## Data provided
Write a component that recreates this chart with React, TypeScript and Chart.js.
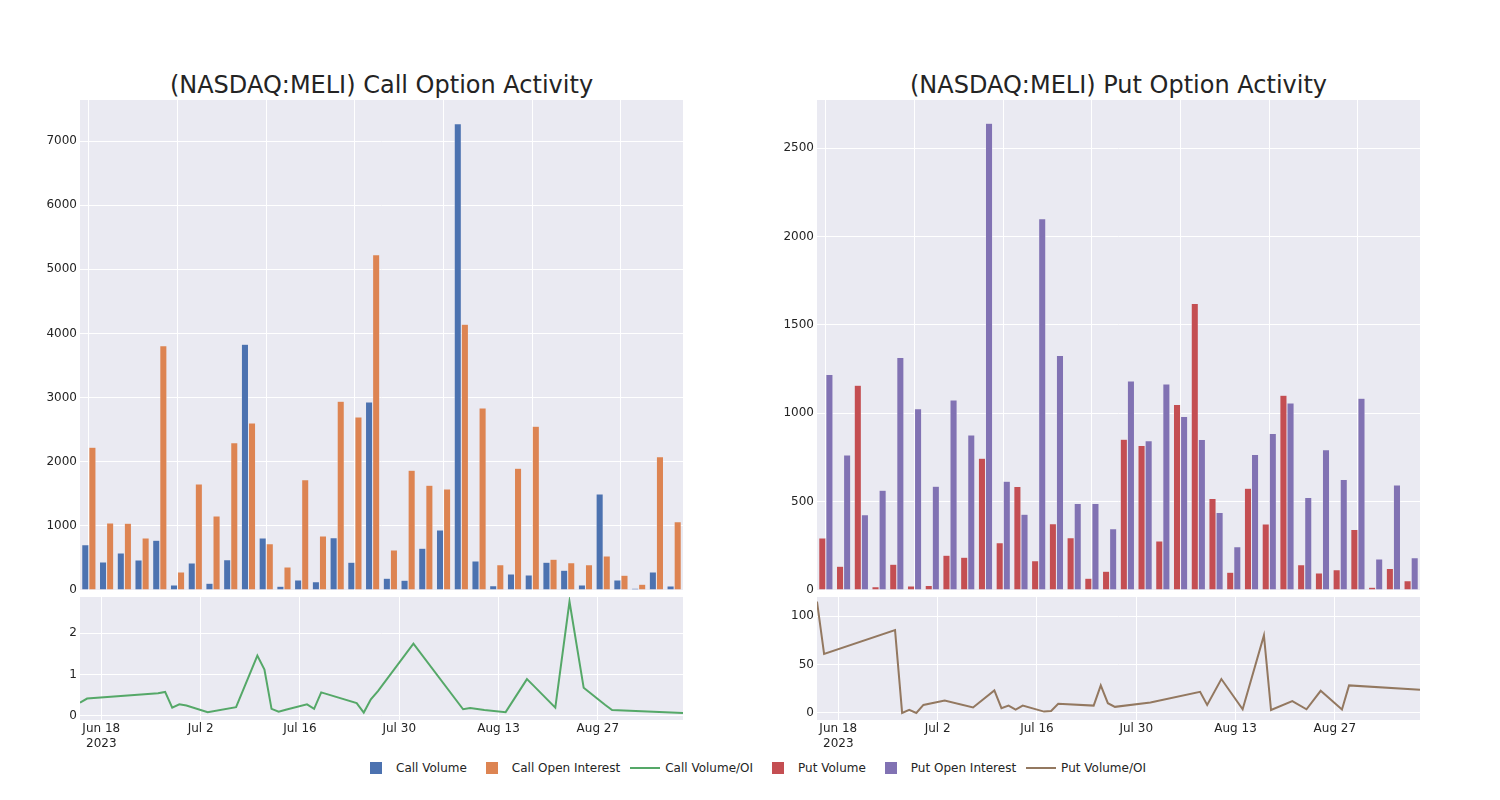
import React, { useEffect, useRef } from "react";
import { Chart, registerables } from "chart.js";

Chart.register(...registerables);

// ---------- data ----------
const dates = [
  "2023-06-15", "2023-06-16", "2023-06-26", "2023-06-27", "2023-06-28", "2023-06-29",
  "2023-06-30", "2023-07-03", "2023-07-07", "2023-07-10", "2023-07-11", "2023-07-12",
  "2023-07-13", "2023-07-14", "2023-07-17", "2023-07-18", "2023-07-19", "2023-07-24",
  "2023-07-25", "2023-07-26", "2023-07-27", "2023-08-01", "2023-08-08", "2023-08-09",
  "2023-08-11", "2023-08-14", "2023-08-17", "2023-08-18", "2023-08-21", "2023-08-23",
  "2023-08-25", "2023-08-28", "2023-08-29", "2023-09-08",
];

const callVolume = [707, 437, 577, 468, 774, 78, 421, 104, 473, 3831, 811, 57, 156, 130, 816, 431, 2931, 182, 151, 650, 936, 7271, 452, 68, 249, 234, 431, 307, 78, 1497, 156, 26, 281, 62];
const callOpenInterest = [2225, 1045, 1040, 811, 3810, 281, 1653, 1154, 2297, 2604, 722, 359, 1720, 842, 2942, 2698, 5229, 624, 1866, 1632, 1575, 4142, 2838, 395, 1897, 2552, 478, 426, 395, 530, 229, 88, 2079, 1066];
const callVolumeOI = [0.32, 0.42, 0.55, 0.58, 0.2, 0.28, 0.25, 0.09, 0.21, 1.46, 1.12, 0.17, 0.1, 0.15, 0.28, 0.17, 0.57, 0.31, 0.08, 0.4, 0.6, 1.75, 0.16, 0.19, 0.14, 0.09, 0.89, 0.72, 0.2, 2.77, 0.68, 0.27, 0.14, 0.07];

const putVolume = [294, 134, 1158, 19, 145, 23, 26, 196, 185, 745, 268, 585, 166, 375, 296, 66, 106, 853, 817, 277, 1049, 1621, 517, 100, 575, 374, 1102, 143, 96, 115, 342, 15, 121, 53];
const putOpenInterest = [1219, 764, 425, 564, 1315, 1026, 587, 1075, 877, 2640, 615, 428, 2100, 1326, 489, 489, 347, 1183, 845, 1166, 981, 851, 438, 245, 766, 885, 1058, 523, 794, 625, 1085, 175, 594, 183];
const putVolumeOI = [115.3, 61.1, 85.8, 0, 3.1, 0, 8.3, 12.8, 5.6, 23.3, 4.9, 7.6, 3.5, 7.6, 1.4, 2.1, 9.4, 7.6, 28.5, 10.1, 6.3, 10.8, 21.9, 8.3, 35.1, 3.8, 80.2, 3.1, 12.2, 3.8, 22.9, 3.5, 28.5, 24.0];

const dateTicks = ["2023-06-18", "2023-07-02", "2023-07-16", "2023-07-30", "2023-08-13", "2023-08-27"];
const callBarTicks = [0, 1000, 2000, 3000, 4000, 5000, 6000, 7000];
const putBarTicks = [0, 500, 1000, 1500, 2000, 2500];
const callRatioTicks = [0, 1, 2];
const putRatioTicks = [0, 50, 100];

// ---------- styling ----------
const FONT = "'DejaVu Sans', sans-serif";
const TXT = "rgb(36,36,36)";
const BG = "#EAEAF2";
const COLORS = {
  callVol: "#4C72B0",
  callOI: "#DD8452",
  callRatio: "#55A868",
  putVol: "#C44E52",
  putOI: "#8172B3",
  putRatio: "#937860",
};
const DAY = 86400000;
const BASE = Date.UTC(2023, 5, 18);
const toDay = (s: string) => {
  const [y, m, d] = s.split("-").map(Number);
  return (Date.UTC(y, m - 1, d) - BASE) / DAY;
};
const MONTHS = ["Jan", "Feb", "Mar", "Apr", "May", "Jun", "Jul", "Aug", "Sep", "Oct", "Nov", "Dec"];

const plotBg = {
  id: "plotBg",
  beforeDraw(chart: any) {
    const { ctx, chartArea: a } = chart;
    ctx.save();
    ctx.fillStyle = BG;
    ctx.fillRect(a.left, a.top, a.right - a.left, a.bottom - a.top);
    ctx.restore();
  },
};

const fixPad = (w?: number, h?: number) => (s: any) => {
  if (w !== undefined) s.width = w;
  if (h !== undefined) s.height = h;
  s.paddingTop = 0;
  s.paddingBottom = 0;
  s.paddingLeft = 0;
  s.paddingRight = 0;
};

function barConfig(
  labels: string[],
  a: { label: string; data: number[]; color: string },
  b: { label: string; data: number[]; color: string },
  ticks: number[],
  maxV: number
): any {
  const ds = (d: any) => ({
    label: d.label,
    data: d.data,
    backgroundColor: d.color,
    borderColor: "rgba(234,234,242,0.9)",
    borderWidth: 0.5,
    categoryPercentage: 0.8,
    barPercentage: 1,
  });
  return {
    type: "bar",
    data: { labels, datasets: [ds(a), ds(b)] },
    options: {
      animation: false,
      responsive: false,
      maintainAspectRatio: false,
      events: [],
      layout: { padding: { top: 10, bottom: 10, left: 0, right: 17 } },
      plugins: { legend: { display: false }, tooltip: { enabled: false } },
      scales: {
        x: {
          offset: true,
          grid: {
            offset: false,
            drawTicks: false,
            lineWidth: 1,
            color: (c: any) => (c.index % 5 === 0 ? "#ffffff" : "rgba(0,0,0,0)"),
          },
          border: { display: false },
          ticks: { display: false, autoSkip: false },
          afterFit: fixPad(undefined, 0),
        },
        y: {
          min: 0,
          max: maxV,
          afterBuildTicks: (s: any) => {
            s.ticks = ticks.map((v) => ({ value: v }));
          },
          grid: { color: "#ffffff", drawTicks: false, lineWidth: 1 },
          border: { display: false },
          ticks: {
            padding: 3,
            color: TXT,
            font: { family: FONT, size: 12 },
            callback: (v: number) => String(v),
          },
          afterFit: fixPad(80),
        },
      },
    },
    plugins: [plotBg],
  };
}

function lineConfig(
  label: string,
  values: number[],
  color: string,
  ticks: number[],
  minV: number,
  maxV: number
): any {
  const xs = dates.map(toDay);
  return {
    type: "line",
    data: {
      datasets: [
        {
          label,
          data: values.map((v, i) => ({ x: xs[i], y: v })),
          borderColor: color,
          backgroundColor: color,
          borderWidth: 2,
          pointRadius: 0,
          tension: 0,
        },
      ],
    },
    options: {
      animation: false,
      responsive: false,
      maintainAspectRatio: false,
      events: [],
      layout: { padding: { top: 7, bottom: 0, left: 0, right: 17 } },
      plugins: { legend: { display: false }, tooltip: { enabled: false } },
      scales: {
        x: {
          type: "linear",
          min: xs[0],
          max: xs[xs.length - 1],
          afterBuildTicks: (s: any) => {
            s.ticks = dateTicks.map((d) => ({ value: toDay(d) }));
          },
          grid: { color: "#ffffff", drawTicks: false, lineWidth: 1 },
          border: { display: false },
          ticks: {
            autoSkip: false,
            maxRotation: 0,
            padding: 2,
            color: TXT,
            font: { family: FONT, size: 12 },
            callback: (v: number, i: number) => {
              const d = new Date(BASE + v * DAY);
              const s = MONTHS[d.getUTCMonth()] + " " + d.getUTCDate();
              return i === 0 ? [s, String(d.getUTCFullYear())] : s;
            },
          },
          afterFit: fixPad(undefined, 40),
        },
        y: {
          min: minV,
          max: maxV,
          afterBuildTicks: (s: any) => {
            s.ticks = ticks.map((v) => ({ value: v }));
          },
          grid: { color: "#ffffff", drawTicks: false, lineWidth: 1 },
          border: { display: false },
          ticks: {
            padding: 3,
            color: TXT,
            font: { family: FONT, size: 12 },
            callback: (v: number) => String(v),
          },
          afterFit: fixPad(80),
        },
      },
    },
    plugins: [plotBg],
  };
}

function ChartBox(props: { config: any; left: number; top: number; width: number; height: number }) {
  const ref = useRef<HTMLCanvasElement>(null);
  const { config, left, top, width, height } = props;
  useEffect(() => {
    const chart = new Chart(ref.current as HTMLCanvasElement, config);
    return () => chart.destroy();
  }, []);
  return (
    <canvas
      ref={ref}
      width={width}
      height={height}
      style={{ position: "absolute", left, top, width, height }}
    />
  );
}

function Title(props: { text: string; center: number }) {
  return (
    <div
      style={{
        position: "absolute",
        left: props.center - 300,
        width: 600,
        top: 73,
        textAlign: "center",
        fontFamily: FONT,
        fontSize: 24,
        lineHeight: "24px",
        color: TXT,
        whiteSpace: "nowrap",
      }}
    >
      {props.text}
    </div>
  );
}

const legendItems = [
  { label: "Call Volume", color: COLORS.callVol, kind: "box" },
  { label: "Call Open Interest", color: COLORS.callOI, kind: "box" },
  { label: "Call Volume/OI", color: COLORS.callRatio, kind: "line" },
  { label: "Put Volume", color: COLORS.putVol, kind: "box" },
  { label: "Put Open Interest", color: COLORS.putOI, kind: "box" },
  { label: "Put Volume/OI", color: COLORS.putRatio, kind: "line" },
];

function Legend() {
  return (
    <div
      style={{
        position: "absolute",
        left: 356,
        top: 761,
        display: "flex",
        alignItems: "center",
        fontFamily: FONT,
        fontSize: 12,
        lineHeight: "14px",
        color: TXT,
        whiteSpace: "nowrap",
      }}
    >
      {legendItems.map((it) => (
        <div key={it.label} style={{ display: "flex", alignItems: "center", marginRight: 5 }}>
          <div style={{ width: 40, height: 14, position: "relative" }}>
            {it.kind === "box" ? (
              <div
                style={{
                  position: "absolute",
                  left: 14,
                  top: 1,
                  width: 12,
                  height: 12,
                  background: it.color,
                }}
              />
            ) : (
              <div
                style={{
                  position: "absolute",
                  left: 5,
                  top: 6,
                  width: 30,
                  height: 2,
                  background: it.color,
                }}
              />
            )}
          </div>
          <span>{it.label}</span>
        </div>
      ))}
    </div>
  );
}

export default function App() {
  const callBar = barConfig(
    dates,
    { label: "Call Volume", data: callVolume, color: COLORS.callVol },
    { label: "Call Open Interest", data: callOpenInterest, color: COLORS.callOI },
    callBarTicks,
    7640
  );
  const putBar = barConfig(
    dates,
    { label: "Put Volume", data: putVolume, color: COLORS.putVol },
    { label: "Put Open Interest", data: putOpenInterest, color: COLORS.putOI },
    putBarTicks,
    2772
  );
  const callLine = lineConfig("Call Volume/OI", callVolumeOI, COLORS.callRatio, callRatioTicks, -0.1, 2.88);
  const putLine = lineConfig("Put Volume/OI", putVolumeOI, COLORS.putRatio, putRatioTicks, -7.3, 120);

  return (
    <div
      style={{
        position: "fixed",
        left: 0,
        top: 0,
        width: 1500,
        height: 800,
        background: "#ffffff",
        overflow: "hidden",
      }}
    >
      <Title text="(NASDAQ:MELI) Call Option Activity" center={381.5} />
      <Title text="(NASDAQ:MELI) Put Option Activity" center={1118.5} />
      <ChartBox config={callBar} left={0} top={90} width={700} height={510} />
      <ChartBox config={callLine} left={0} top={590} width={700} height={170} />
      <ChartBox config={putBar} left={737} top={90} width={700} height={510} />
      <ChartBox config={putLine} left={737} top={590} width={700} height={170} />
      <Legend />
    </div>
  );
}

## Problem description
Repeat, exactly and in full, each line from the start of the data to the line that contains "Chart.register(...registerables);". Pictures do not go in.

## Output of the exercise
Write a component that recreates this chart with React, TypeScript and Chart.js.
import React, { useEffect, useRef } from "react";
import { Chart, registerables } from "chart.js";

Chart.register(...registerables);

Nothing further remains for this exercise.